Maggie Jenkins has unconditional love for her gay father, who is suffering from AIDS.

It also comes from her understanding of the disease that it could affect anyone. More than a third of the country's HIV/AIDS cases are through heterosexual transmission.

"I accept people more because of my dad," she said. "You don't ever judge somebody because of what disease they have because you never know the whole story. You have no idea how much you're hurting the person by judging him just because he's done something you don't believe in."

She honors her father by calling his deceased partner "stepdad."

"Turning my back on my dad has never been an option," she said. "I don't care about his lifestyle or disease. He is my dad."

Over the years, Jenkins has encountered many people who would cringe at her disclosure that her father suffers from AIDS or make cutting remarks about AIDS patients in front of her, not knowing her father's condition.

She's also met those who kept their disease to themselves for fear of being disowned by their families and even those who deny that their family members died of AIDS.

"I really think the reason why some people survive longer is the family support that they get," Jenkins said. "We do have family members who act weird ... Even today after AIDS has been around for so long and there's been so much AIDS education, still there are people who think they can get AIDS from casual contact."

Jenkins is an advocate of abstinence education as well as promotion of condom use among youth.

Lemos and Mardi Wheeler, who have spoken in high school and college classrooms, also say they use their experiences as a cautionary tale as they advocate for condom use.

"I thought it was a gay disease. I thought I was safe. That's how naive I was," said Wheeler, who contracted HIV through heterosexual contact.

Wheeler advocates checking for sexually transmitted diseases before starting a relationship.

"You aren't just talking about teen pregnancy. You're talking about possibly killing somebody," she said. "A 25-cent condom can possibly save your life. Kids aren't hearing this in school."

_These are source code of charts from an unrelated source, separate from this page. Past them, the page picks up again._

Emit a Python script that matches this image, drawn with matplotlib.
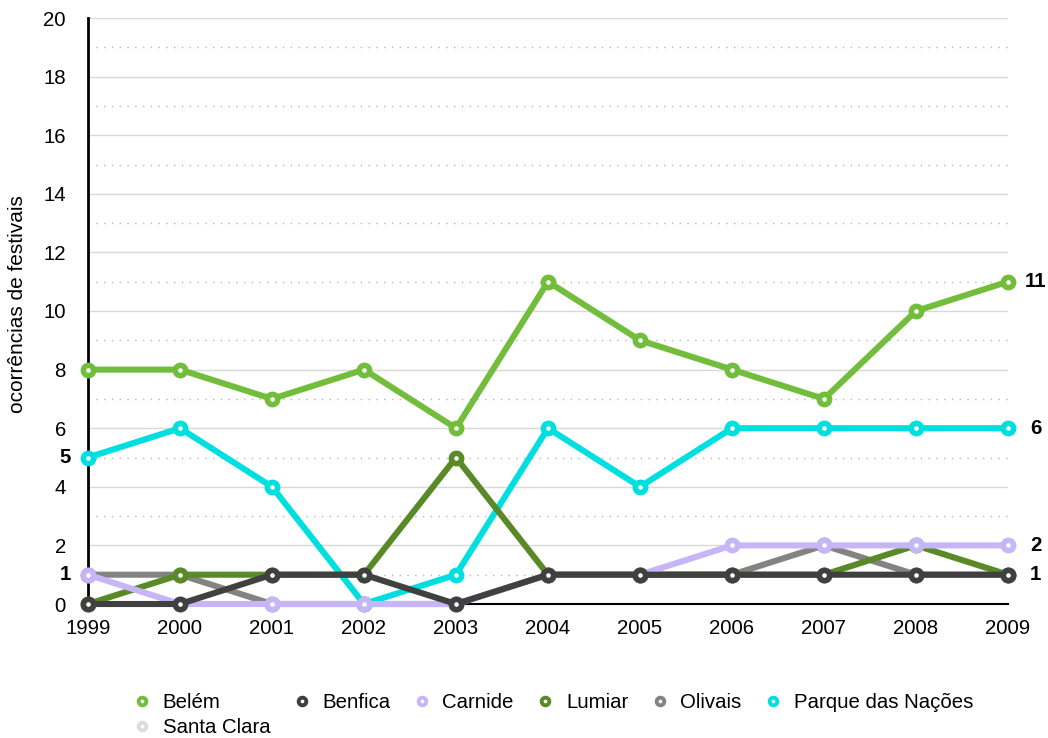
import matplotlib
matplotlib.use("Agg")
import matplotlib.pyplot as plt
from matplotlib.lines import Line2D
import numpy as np

plt.rcParams['font.family'] = ['Liberation Sans', 'DejaVu Sans']

years = [1999, 2000, 2001, 2002, 2003, 2004, 2005, 2006, 2007, 2008, 2009]
nan = float('nan')
belem = [8, 8, 7, 8, 6, 11, 9, 8, 7, 10, 11]
benfica = [0, 0, 1, 1, 0, 1, 1, 1, 1, 1, 1]
carnide = [1, 0, 0, 0, 0, 1, 1, 2, 2, 2, 2]
lumiar = [0, 1, 1, 1, 5, 1, 1, 1, 1, 2, 1]
olivais = [1, 1, 0, 0, 0, 1, 1, 1, 2, 1, 1]
parque = [5, 6, 4, 0, 1, 6, 4, 6, 6, 6, 6]
santa_clara = [nan] * 11

series_names = ['Belém', 'Benfica', 'Carnide', 'Lumiar', 'Olivais',
                'Parque das Nações', 'Santa Clara']
series_values = [belem, benfica, carnide, lumiar, olivais, parque, santa_clara]
colors = ['#72be3c', '#404040', '#c6b6f7', '#5a8a28', '#838383',
          '#00dfe0', '#dcdcdc']
zorders = [10, 9, 8, 7, 6, 5, 4]

left_label_series = ['Parque das Nações', 'Carnide']
right_label_series = ['Belém', 'Parque das Nações', 'Carnide', 'Benfica']

FS = 14.7
W, H = 1048, 738
fig = plt.figure(figsize=(W / 100, H / 100), dpi=100)
ax = fig.add_axes([88 / W, 1 - 604 / H, (1008 - 88) / W, (604 - 18) / H])

lw = 4.4
for name, vals, c, z in zip(series_names, series_values, colors, zorders):
    ax.plot(years, vals, color=c, lw=lw, marker='o', markersize=7.4,
            markeredgewidth=4.0, markerfacecolor='white', markeredgecolor=c,
            zorder=z, clip_on=False, solid_capstyle='round')

ax.set_xlim(1999, 2009)
ax.set_ylim(0, 20)
ax.set_xticks(years)
ax.set_xticklabels([str(y) for y in years])
ax.set_yticks(np.arange(0, 21, 2))
ax.set_yticks(np.arange(1, 20, 2), minor=True)
ax.tick_params(axis='both', which='both', length=0, labelsize=FS)
ax.tick_params(axis='x', pad=10.5)
ax.tick_params(axis='y', pad=16)
ax.grid(True, which='major', axis='y', color='#d8d8d8', lw=1.0, zorder=0)
ax.grid(True, which='minor', axis='y', color='#b8b8b8', lw=1.0,
        linestyle=(0, (1, 4.6)), zorder=0)
ax.set_axisbelow(True)
for s in ['top', 'right']:
    ax.spines[s].set_visible(False)
ax.spines['left'].set_linewidth(2.0)
ax.spines['bottom'].set_linewidth(1.5)
ax.spines['left'].set_zorder(2)
ax.spines['bottom'].set_zorder(2)

lookup = dict(zip(series_names, series_values))
for name in left_label_series:
    v = lookup[name][0]
    ax.annotate(f"{v:g}", xy=(years[0], v), xytext=(-16.6, 0),
                textcoords='offset points', ha='center', va='center',
                fontsize=FS, fontweight='bold', annotation_clip=False)
for name in right_label_series:
    v = lookup[name][-1]
    ax.annotate(f"{v:g}", xy=(years[-1], v), xytext=(19.8, 0),
                textcoords='offset points', ha='center', va='center',
                fontsize=FS, fontweight='bold', annotation_clip=False)

fig.text(18 / W, 1 - 304 / H, 'ocorrências de festivais', rotation=90,
         ha='center', va='center', fontsize=15)

# legend: column-major ordering so Santa Clara falls under Belém
order = [0, 6, 1, 2, 3, 4, 5]
handles = [Line2D([], [], linestyle='none', marker='o', markersize=5.5,
                  markeredgewidth=2.8, markerfacecolor='white',
                  markeredgecolor=colors[i]) for i in order]
labels = [series_names[i] for i in order]
fig.legend(handles, labels, ncol=6, loc='upper left',
           bbox_to_anchor=(134 / W, 1 - 693 / H), frameon=False,
           fontsize=FS, handlelength=0.8, handletextpad=0.6,
           columnspacing=1.15, borderpad=0, borderaxespad=0,
           labelspacing=0.3)

fig.savefig('out.png', dpi=100)
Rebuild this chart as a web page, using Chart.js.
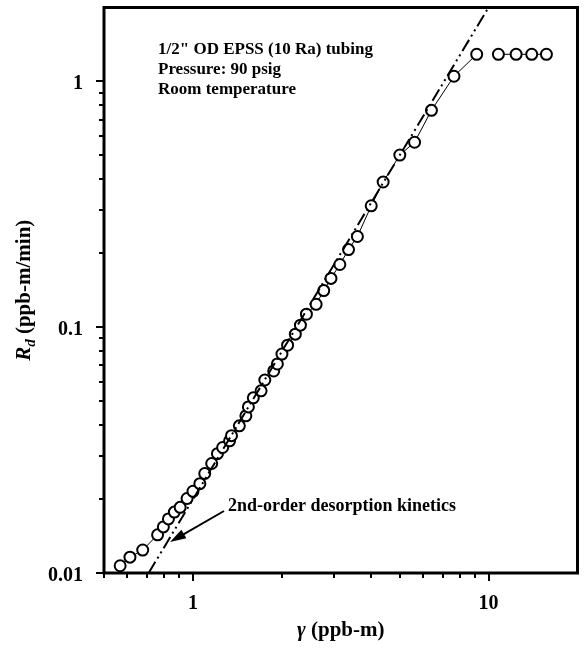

John Lemos speaks proudly of his daughter Maggie for her decision to go public with her story. Jenkins says her father remains an undiminished force of influence.

"My dad's a perfectionist," Jenkins said when asked to describe her father.

The man still has a good sense of humor, and there's "a lot he laughs at," according to her.

Though she calls him an "amazing person," she says it's difficult to elaborate because doing so only reminds her of his imminent death.

"It's easier to think of negative things because the positive things will be gone when he's gone. Knowing my dad's dying for sure is a horrible feeling ... But I feel very fortunate that he's lived so long."